The basic problem is that even an able administrator may find his hands tied. Attempts to build a crack team of professional inspectors are hamstrung by the complications of union and civil-service rules.
"In any organization, if somebody is not doing stuff that they're supposed to do, it's up to the supervisor to talk to them and say, 'Hey, what's going on?' and that's the stuff that's triggering some of this," Dewey Kim told The Advertiser after being placed on leave in December. "People don't like to be disciplined, especially this organization, and they're going to fight back with this stuff they're doing."
And if the administrator isn't capable, good luck showing him or her the door. That job has civil service protection, too.
This has proven to be completely untenable. This is an agency with an operating budget of $5.3 million for the coming year; it oversees some 1,400 licensed establishments that sell liquor on O'ahu.
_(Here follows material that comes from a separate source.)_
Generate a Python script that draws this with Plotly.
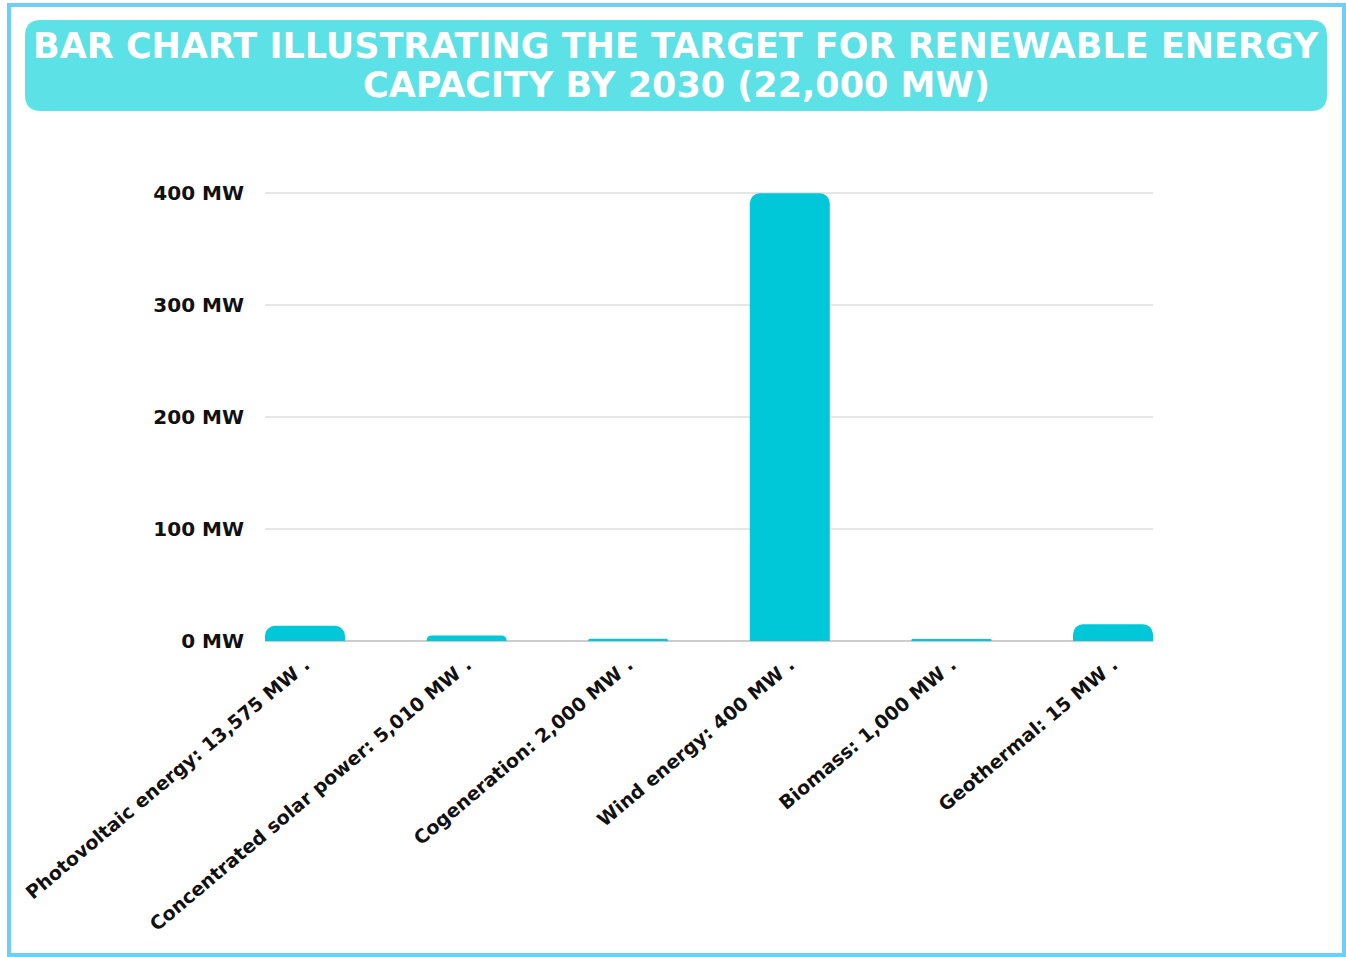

The people holding the reins of all that should operate with complete accountability, not shielded by union and civil-service protections.
In 2006, the city Charter Commission realized this and put on the ballot an amendment to take away that shield from the top Liquor Commission jobs. The wording of that proposal was anything but clear, and it failed to win enough votes.
A new proposal needs to go before the voters, one that would make the administrator someone appointed by the mayor and ultimately accountable to the city's chief executive. The boss should have complete supervisory authority over the inspectors, who also should not be civil servants.
We envision a group of trained investigators, paid enough to insulate them from influence. Today, entry-level investigators start at less than $36,000 a year and turnover is high. The city needs a broader talent pool than retired police officers.
The agency's budget comes from the annual fees it charges for licenses, which range from $360 for a restaurant serving beer to $3,960 for a hotel; the maximum additional fees, calculated for higher-volume vendors, can rise to $5,000 for manufacturer licenses, all the way to $45,000 for hotels.
If more money is needed to pay a top-notch administrator and experienced, professional inspectors, then licensing fees can be raised.
Honolulu is a busy urban and tourist center operating with a podunk liquor licensing apparatus. Civil service rules win out over protecting the public and the integrity of the inspection system.
The City Council should start working on a radical overhaul of the commission and get that plan before voters in 2012.